──────── PROVIDED DATA ────────
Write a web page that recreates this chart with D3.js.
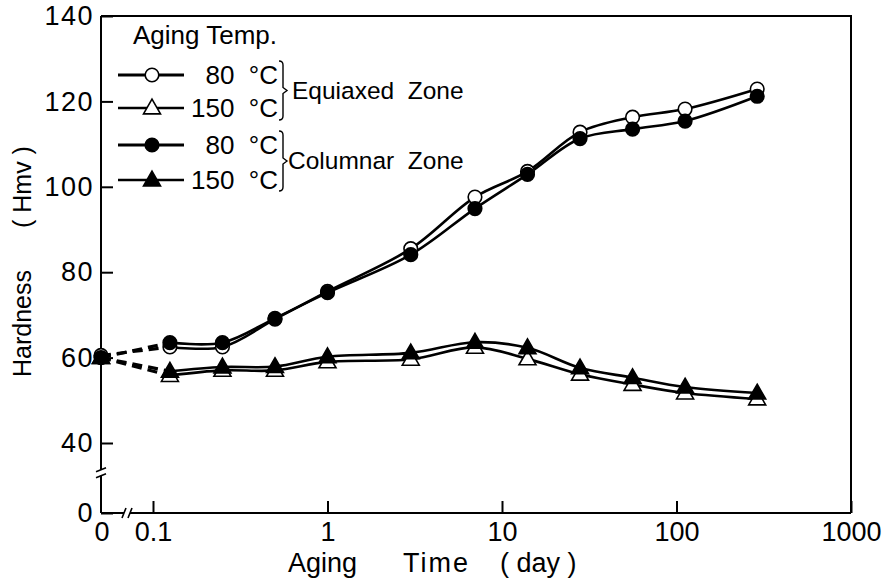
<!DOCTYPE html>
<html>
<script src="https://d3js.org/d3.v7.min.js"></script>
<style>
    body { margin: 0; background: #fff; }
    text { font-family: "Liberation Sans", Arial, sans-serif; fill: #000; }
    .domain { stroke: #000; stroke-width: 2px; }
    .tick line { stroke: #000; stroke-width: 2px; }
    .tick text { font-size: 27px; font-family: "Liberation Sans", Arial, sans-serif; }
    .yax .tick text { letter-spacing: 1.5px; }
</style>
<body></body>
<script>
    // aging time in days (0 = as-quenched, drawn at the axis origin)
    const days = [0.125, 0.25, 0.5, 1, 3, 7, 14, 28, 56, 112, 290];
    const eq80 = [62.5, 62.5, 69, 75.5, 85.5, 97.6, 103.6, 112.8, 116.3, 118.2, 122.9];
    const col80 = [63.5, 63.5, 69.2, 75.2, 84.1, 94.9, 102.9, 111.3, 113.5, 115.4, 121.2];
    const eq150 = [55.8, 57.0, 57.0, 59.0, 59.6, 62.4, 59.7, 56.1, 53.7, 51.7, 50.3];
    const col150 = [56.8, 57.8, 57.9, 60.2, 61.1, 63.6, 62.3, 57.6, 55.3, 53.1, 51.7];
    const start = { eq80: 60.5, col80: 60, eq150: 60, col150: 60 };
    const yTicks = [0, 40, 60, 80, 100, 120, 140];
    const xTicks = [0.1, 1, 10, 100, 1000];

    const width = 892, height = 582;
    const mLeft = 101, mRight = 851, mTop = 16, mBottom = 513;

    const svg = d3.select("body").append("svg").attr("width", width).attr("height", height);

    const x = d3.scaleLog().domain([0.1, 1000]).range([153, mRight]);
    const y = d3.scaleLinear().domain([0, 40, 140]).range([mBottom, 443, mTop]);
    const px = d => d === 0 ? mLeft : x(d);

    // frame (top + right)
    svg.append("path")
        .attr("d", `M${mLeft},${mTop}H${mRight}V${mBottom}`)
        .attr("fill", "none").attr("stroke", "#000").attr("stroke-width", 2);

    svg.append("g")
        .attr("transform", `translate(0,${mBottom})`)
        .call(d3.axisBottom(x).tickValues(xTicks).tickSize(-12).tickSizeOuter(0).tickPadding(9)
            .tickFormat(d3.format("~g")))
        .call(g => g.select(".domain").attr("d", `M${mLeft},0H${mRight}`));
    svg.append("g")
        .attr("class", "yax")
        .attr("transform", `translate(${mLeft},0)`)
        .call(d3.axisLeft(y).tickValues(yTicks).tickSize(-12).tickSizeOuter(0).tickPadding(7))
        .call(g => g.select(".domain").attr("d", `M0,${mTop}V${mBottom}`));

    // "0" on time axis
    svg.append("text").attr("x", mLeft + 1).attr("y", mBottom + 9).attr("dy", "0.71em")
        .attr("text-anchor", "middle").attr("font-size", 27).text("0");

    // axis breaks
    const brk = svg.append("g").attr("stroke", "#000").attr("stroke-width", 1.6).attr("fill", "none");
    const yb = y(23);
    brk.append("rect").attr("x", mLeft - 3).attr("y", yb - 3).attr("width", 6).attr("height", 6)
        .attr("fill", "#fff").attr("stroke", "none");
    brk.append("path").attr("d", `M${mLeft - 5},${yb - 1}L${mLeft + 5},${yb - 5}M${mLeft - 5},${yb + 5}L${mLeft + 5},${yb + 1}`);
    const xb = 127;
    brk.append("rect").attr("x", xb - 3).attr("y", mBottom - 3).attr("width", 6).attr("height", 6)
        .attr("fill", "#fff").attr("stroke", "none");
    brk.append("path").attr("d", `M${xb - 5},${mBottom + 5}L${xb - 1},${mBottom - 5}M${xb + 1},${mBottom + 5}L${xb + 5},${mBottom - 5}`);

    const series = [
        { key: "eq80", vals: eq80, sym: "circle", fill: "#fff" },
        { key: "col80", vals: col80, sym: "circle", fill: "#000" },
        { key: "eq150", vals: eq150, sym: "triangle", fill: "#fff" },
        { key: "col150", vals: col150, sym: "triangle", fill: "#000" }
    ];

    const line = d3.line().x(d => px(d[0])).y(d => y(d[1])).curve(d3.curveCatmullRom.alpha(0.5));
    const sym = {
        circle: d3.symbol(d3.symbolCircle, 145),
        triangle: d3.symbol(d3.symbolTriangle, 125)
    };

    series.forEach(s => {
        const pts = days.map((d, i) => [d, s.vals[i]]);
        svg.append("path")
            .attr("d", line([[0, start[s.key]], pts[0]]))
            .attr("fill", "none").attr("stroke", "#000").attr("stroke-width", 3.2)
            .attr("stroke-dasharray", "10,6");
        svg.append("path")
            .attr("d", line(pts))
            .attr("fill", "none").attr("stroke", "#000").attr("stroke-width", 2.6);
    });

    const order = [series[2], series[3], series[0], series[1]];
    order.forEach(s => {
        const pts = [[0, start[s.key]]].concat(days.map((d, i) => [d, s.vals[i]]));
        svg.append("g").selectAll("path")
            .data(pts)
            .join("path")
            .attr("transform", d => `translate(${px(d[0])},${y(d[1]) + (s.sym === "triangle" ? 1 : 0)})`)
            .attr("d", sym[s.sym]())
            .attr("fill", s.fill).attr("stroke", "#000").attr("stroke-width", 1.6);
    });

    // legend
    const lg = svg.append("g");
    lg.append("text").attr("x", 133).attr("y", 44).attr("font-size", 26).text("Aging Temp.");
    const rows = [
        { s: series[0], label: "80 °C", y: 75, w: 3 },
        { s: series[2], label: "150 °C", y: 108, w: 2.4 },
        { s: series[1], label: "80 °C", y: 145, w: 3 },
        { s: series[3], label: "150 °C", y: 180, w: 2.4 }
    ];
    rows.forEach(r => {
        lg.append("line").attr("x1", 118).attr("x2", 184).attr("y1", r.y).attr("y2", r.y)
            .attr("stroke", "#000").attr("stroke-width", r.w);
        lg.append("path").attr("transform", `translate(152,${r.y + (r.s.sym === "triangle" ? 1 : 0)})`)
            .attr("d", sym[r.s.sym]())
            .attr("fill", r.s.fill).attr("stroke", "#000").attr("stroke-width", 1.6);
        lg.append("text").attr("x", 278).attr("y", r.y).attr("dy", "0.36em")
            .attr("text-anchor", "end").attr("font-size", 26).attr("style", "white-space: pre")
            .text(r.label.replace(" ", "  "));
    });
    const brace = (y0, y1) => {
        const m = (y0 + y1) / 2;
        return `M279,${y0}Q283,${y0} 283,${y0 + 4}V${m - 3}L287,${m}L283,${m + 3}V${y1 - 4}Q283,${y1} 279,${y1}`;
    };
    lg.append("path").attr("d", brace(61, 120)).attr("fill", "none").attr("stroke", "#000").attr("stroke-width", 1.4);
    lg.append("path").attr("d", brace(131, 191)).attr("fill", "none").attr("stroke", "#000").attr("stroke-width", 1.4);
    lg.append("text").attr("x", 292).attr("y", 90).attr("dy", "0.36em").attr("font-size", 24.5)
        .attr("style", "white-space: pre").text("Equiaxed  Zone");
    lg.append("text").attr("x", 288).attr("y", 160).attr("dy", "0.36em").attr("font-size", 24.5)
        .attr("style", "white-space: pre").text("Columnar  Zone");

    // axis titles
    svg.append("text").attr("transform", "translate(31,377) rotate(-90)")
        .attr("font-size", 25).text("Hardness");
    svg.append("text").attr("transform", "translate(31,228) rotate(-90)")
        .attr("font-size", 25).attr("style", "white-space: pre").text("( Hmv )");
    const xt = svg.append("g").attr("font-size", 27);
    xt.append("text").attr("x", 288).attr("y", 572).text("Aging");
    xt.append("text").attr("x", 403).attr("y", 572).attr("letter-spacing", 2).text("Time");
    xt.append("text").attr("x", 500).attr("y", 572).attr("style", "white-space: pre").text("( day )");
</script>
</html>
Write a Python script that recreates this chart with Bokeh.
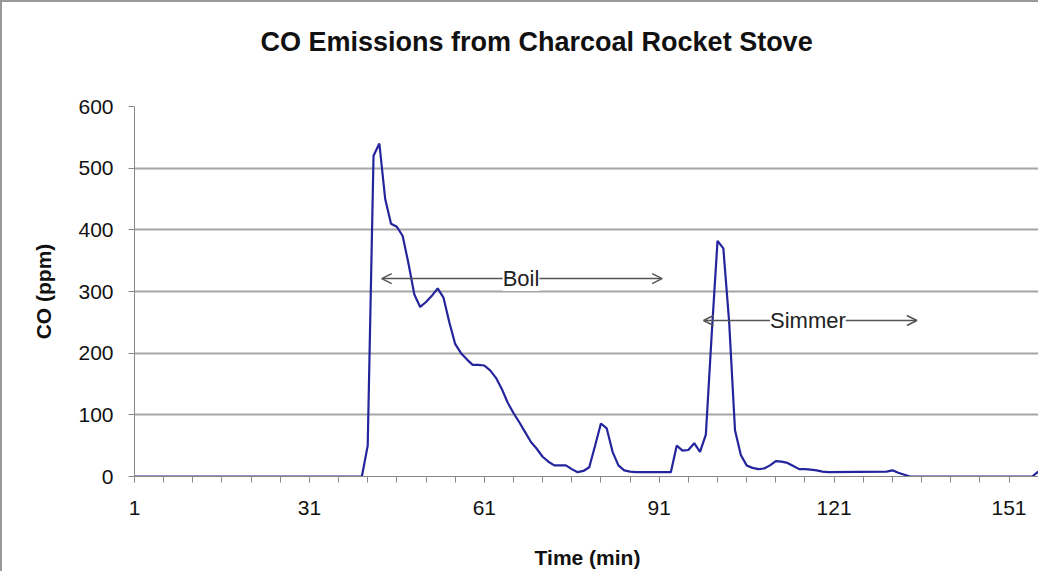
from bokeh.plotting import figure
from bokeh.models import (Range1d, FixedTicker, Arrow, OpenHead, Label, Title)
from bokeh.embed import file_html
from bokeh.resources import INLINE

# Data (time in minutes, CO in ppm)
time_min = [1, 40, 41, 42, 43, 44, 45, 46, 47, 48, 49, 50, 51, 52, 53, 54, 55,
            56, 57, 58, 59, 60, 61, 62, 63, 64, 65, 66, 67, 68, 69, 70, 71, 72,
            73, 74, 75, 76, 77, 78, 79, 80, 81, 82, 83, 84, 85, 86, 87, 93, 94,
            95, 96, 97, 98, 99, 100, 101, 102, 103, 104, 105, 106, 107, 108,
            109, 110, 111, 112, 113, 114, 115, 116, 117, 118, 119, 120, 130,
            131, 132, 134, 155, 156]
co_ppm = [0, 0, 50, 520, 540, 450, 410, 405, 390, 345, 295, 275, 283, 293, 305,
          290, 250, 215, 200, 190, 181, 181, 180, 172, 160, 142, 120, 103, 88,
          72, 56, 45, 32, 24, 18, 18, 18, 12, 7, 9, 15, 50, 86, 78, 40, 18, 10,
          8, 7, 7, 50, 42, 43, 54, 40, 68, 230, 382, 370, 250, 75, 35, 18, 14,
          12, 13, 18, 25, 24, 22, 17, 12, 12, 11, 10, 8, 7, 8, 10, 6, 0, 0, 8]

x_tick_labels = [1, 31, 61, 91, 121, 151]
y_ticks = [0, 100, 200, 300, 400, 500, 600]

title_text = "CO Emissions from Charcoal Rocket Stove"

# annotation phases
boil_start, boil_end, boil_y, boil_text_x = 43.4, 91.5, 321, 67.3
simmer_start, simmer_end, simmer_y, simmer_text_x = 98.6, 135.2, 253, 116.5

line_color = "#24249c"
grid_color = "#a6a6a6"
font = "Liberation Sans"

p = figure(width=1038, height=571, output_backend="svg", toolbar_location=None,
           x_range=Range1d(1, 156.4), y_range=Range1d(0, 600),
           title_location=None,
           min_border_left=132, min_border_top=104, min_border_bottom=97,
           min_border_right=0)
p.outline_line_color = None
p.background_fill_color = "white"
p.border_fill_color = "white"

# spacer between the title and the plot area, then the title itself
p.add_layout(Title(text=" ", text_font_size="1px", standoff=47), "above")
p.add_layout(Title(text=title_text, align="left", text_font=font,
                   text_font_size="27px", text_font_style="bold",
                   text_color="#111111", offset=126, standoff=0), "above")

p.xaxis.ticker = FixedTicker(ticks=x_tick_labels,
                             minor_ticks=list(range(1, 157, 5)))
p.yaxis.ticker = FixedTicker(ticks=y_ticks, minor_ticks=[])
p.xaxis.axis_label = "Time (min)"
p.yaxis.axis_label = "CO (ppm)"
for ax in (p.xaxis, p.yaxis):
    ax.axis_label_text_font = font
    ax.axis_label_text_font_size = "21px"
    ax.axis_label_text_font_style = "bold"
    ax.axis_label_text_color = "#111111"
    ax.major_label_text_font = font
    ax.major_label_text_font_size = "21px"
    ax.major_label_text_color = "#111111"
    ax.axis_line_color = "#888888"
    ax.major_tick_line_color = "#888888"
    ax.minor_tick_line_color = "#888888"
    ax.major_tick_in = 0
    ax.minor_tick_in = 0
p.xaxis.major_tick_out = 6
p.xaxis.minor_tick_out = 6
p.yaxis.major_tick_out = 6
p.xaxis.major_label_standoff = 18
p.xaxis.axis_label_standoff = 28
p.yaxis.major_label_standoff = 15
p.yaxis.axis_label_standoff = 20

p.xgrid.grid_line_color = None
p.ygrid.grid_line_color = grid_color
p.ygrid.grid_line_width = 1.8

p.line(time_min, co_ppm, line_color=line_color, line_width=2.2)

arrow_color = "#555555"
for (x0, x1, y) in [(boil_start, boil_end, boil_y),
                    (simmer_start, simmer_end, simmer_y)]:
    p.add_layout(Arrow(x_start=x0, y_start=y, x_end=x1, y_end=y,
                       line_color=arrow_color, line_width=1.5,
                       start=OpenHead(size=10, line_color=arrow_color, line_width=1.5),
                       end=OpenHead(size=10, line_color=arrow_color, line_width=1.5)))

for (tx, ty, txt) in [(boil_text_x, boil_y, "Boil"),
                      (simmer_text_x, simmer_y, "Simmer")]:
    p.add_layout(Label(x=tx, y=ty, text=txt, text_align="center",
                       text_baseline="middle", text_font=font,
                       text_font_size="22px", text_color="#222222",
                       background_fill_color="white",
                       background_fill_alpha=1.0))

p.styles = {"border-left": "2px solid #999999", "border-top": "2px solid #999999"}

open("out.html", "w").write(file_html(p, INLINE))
────────
**REQUIRED TASK**. Repeat exactly the stretch of lines that opens with the line containing "Write a Python" and closes with the line containing "from bokeh.resources import INLINE". Leave the pictures out, and add nothing.

**COMPLETED TASK**.
Write a Python script that recreates this chart with Bokeh.
from bokeh.plotting import figure
from bokeh.models import (Range1d, FixedTicker, Arrow, OpenHead, Label, Title)
from bokeh.embed import file_html
from bokeh.resources import INLINE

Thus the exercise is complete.